Ni siquiera había gente en la puerta fumando cuando una ligera lluvia comenzó a caer. Ambos se cruzaron en el umbral y allí se detuvieron. No les importó mojarse. Uno lo había visto todo. El nuevo llegaba con una bolsa de regalo --un pijama-- y un simple mensaje en el móvil. El emisor de aquel texto apenas sí explicaba dos acciones. Un infantil penalti y una absurda eliminación. El receptor, algo aturdido, exigía explicaciones más detalladas. Aquel no supo dárselas. Solo negaba con la cabeza. Y resoplaba.

Detrás de ellos, tras el ventanal de Bulebar Café, un grupo exteriorizaba con mucho más ímpetu la acción que había privado al Córdoba de plantarse en los cuartos de final de la Copa del Rey. Un chico hacía aspavientos con su mano. También negaba con la cabeza. El bar, ya en calma, apagado de ánimos, rezumaba sosiego. Treinta minutos antes había explotado.

José María, tras la barra, dudaba si dejar las luces de Navidad verdes o rojas, a juego con la camiseta del Córdoba. Optó por el clásico. Los Reyes Magos desfilaban por Vallellano, pero allí no había ni una silla libre. Camino de convertirse en templo blanquiverde --el himno sonó con fuerza por los altavoces a la vez que los cordobesistas saltaban al césped de Riazor--, las cervezas y los bocadillos volaban entre bufandas blanquiverdes. "Ganamos en la prórroga, como contra el Racing".

Transcurrida media hora, una chica percibió un pequeño detalle. "Menos mal que no hay nadie del Depor aquí". "¡Estaría bueno!", le replicó una amiga."¡Yo qué sé!, igual había alguien de vacaciones".

De vacaciones parecía que andaba el Deportivo. No tardó en llegar la mofa de la afición cordobesista. "¡Cristiano, Cristiano!", le gritaban a Laure tras una internada. Con Usero fue más benévola después de que intentara un tiro imposible desde el centro del campo. "Es para la estadística".

La chica seguía a lo suyo. "Lo que más me gusta es la avellana", comentaba a la amiga sin parar de picotear. Con la llegada de una tercera, el partido se desvaneció mientras la conversación crecía. A todo esto, al Córdoba le dio por marcar y una especie de locura bañada de incredulidad se apoderó del bar. Faltaban tres minutos y el equipo de Alcaraz tenía tumbado, de nuevo, a un Primera.

La consigna era clara. "¡Fuera, fuera!", se oía cuando la pelota rozaba el campo blanquiverde; "¡fuera, fuera!", se desgañitaba la hinchada ante cualquier atisbo de peligro.
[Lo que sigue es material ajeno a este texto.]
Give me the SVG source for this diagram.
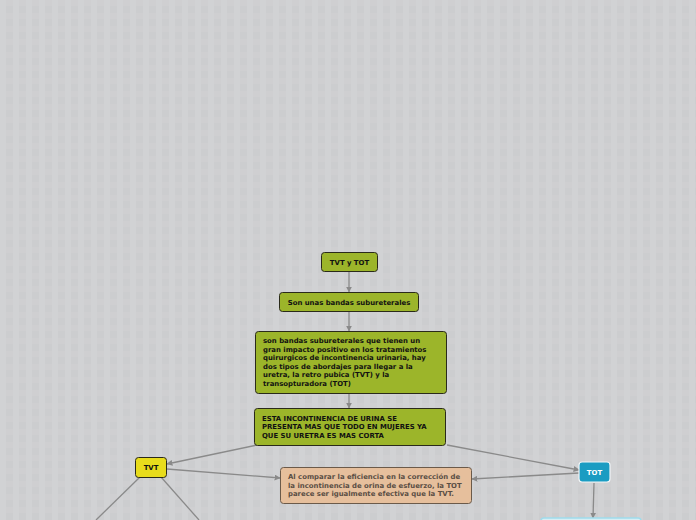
<svg xmlns="http://www.w3.org/2000/svg" width="696" height="520" viewBox="0 0 696 520">
<defs>
<pattern id="grid" width="13" height="13" patternUnits="userSpaceOnUse">
<rect width="13" height="13" fill="#cccdcf"/>
<rect x="0" y="0" width="6" height="13" fill="#d1d2d4"/>
<rect x="0" y="0" width="13" height="6" fill="#d1d2d4" fill-opacity="0.5"/>
</pattern>
<marker id="arr" viewBox="0 0 10 10" refX="9" refY="5" markerWidth="6" markerHeight="6" markerUnits="userSpaceOnUse" orient="auto">
<path d="M0,0 L10,5 L0,10 z" fill="#8a8a8a"/>
</marker>
</defs>
<style>
.g{fill:#9cb52a;stroke:#2a2a1a;stroke-width:1}
.t{font-family:"DejaVu Sans",Verdana,sans-serif;font-weight:bold;font-size:6.9px;fill:#111}
.c{stroke:#8a8a8a;stroke-width:1.3;fill:none}
</style>
<rect width="696" height="520" fill="url(#grid)"/>
<g id="connectors">
<line class="c" x1="349" y1="271" x2="349" y2="292" marker-end="url(#arr)"/>
<line class="c" x1="349" y1="311" x2="349" y2="331" marker-end="url(#arr)"/>
<line class="c" x1="349" y1="393" x2="349" y2="408" marker-end="url(#arr)"/>
<line class="c" x1="257" y1="445" x2="167" y2="464" marker-end="url(#arr)"/>
<line class="c" x1="447" y1="445" x2="579" y2="470" marker-end="url(#arr)"/>
<line class="c" x1="167" y1="469" x2="280" y2="478" marker-end="url(#arr)"/>
<line class="c" x1="579" y1="473" x2="472" y2="479" marker-end="url(#arr)"/>
<line class="c" x1="140" y1="477" x2="96" y2="520"/>
<line class="c" x1="161" y1="477" x2="199" y2="520"/>
<line class="c" x1="594" y1="483" x2="593" y2="518" marker-end="url(#arr)"/>
</g>
<g id="n1">
<rect class="g" x="321.5" y="252.5" width="56" height="19" rx="3"/>
<text class="t" x="349.5" y="264.5" text-anchor="middle">TVT y TOT</text>
</g>
<g id="n2">
<rect class="g" x="279.5" y="292.5" width="139" height="19" rx="3"/>
<text class="t" x="349" y="304.5" text-anchor="middle">Son unas bandas subureterales</text>
</g>
<g id="n3">
<rect class="g" x="255.5" y="331.5" width="191" height="62" rx="3"/>
<text class="t" x="263" y="343">son bandas subureterales que tienen un</text>
<text class="t" x="263" y="351.6">gran impacto positivo en los tratamientos</text>
<text class="t" x="263" y="360.2">quirurgicos de incontinencia urinaria, hay</text>
<text class="t" x="263" y="368.8">dos tipos de abordajes para llegar a la</text>
<text class="t" x="263" y="377.4">uretra, la retro pubica (TVT) y la</text>
<text class="t" x="263" y="386">transopturadora (TOT)</text>
</g>
<g id="n4">
<rect class="g" x="254.5" y="408.5" width="191" height="37" rx="3"/>
<text class="t" x="262" y="420.5">ESTA INCONTINENCIA DE URINA SE</text>
<text class="t" x="262" y="429">PRESENTA MAS QUE TODO EN MUJERES YA</text>
<text class="t" x="262" y="437.5">QUE SU URETRA ES MAS CORTA</text>
</g>
<g id="n5">
<rect x="135.5" y="457.5" width="31" height="20" rx="3" fill="#e8dc1c" stroke="#2a2a1a"/>
<text class="t" x="151" y="470" text-anchor="middle">TVT</text>
</g>
<g id="n6">
<rect x="280.5" y="467.5" width="191" height="36" rx="3" fill="#e6bf9c" stroke="#6b5a4a"/>
<text class="t" x="288" y="479" style="fill:#5a4e44">Al comparar la eficiencia en la corrección de</text>
<text class="t" x="288" y="487.5" style="fill:#5a4e44">la incontinencia de orina de esfuerzo, la TOT</text>
<text class="t" x="288" y="496" style="fill:#5a4e44">parece ser igualmente efectiva que la TVT.</text>
</g>
<g id="n7">
<rect x="579" y="462" width="31" height="20" rx="3" fill="#1a9cc2" stroke="#f2f6f8" stroke-width="1.2"/>
<text class="t" x="594.5" y="474.5" text-anchor="middle" style="fill:#fff">TOT</text>
</g>
<g id="n8">
<rect x="541" y="518" width="100" height="20" rx="3" fill="#d8eef4" stroke="#9fdcec" stroke-width="1.5"/>
</g>
</svg>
El tiro al palo de Valerón secó de un plumazo los nervios, el subidón y el éxtasis del tanto de Arteaga. Incluso la atención de las tres chicas se había despertado. Alguien se llevó un dedo a la nuez. Aún lo mantenía cuando escuchó: "¿Pero qué ha hecho?". Sesma había decidió levantar su mano y hacer el penalti más irracional de su carrera, el que condenaba y dilapidaba el buen hacer del Córdoba. "Se lo van a comer", vaticinó otro. Acertó. "¿Cómo ha podido hacer mano ahí?". "Yo no sé si al saltar...", trató alguien de justificarle. "Que no, que no, que se le ha ido la cabeza". "Eso le pasa con Mourinho y no juega más en todo el año".

Las críticas pasaron al colectivo. "No saben competir", "les tiembla todo: en tres minutos, un palo, un gol y una expulsión". "Somos el pupas".

El Córdoba estaba en la calle. Como los dos chicos, aún bajo la lluvia. "Es que teníamos al Barcelona a un paso... y en semifinales". No se querían despedir, pero no hablaban mucho más. "En fin, de sueños no se vive", zanjó uno. Se dieron la espalda y tomaron caminos diferentes. Al poco, dejó de llover.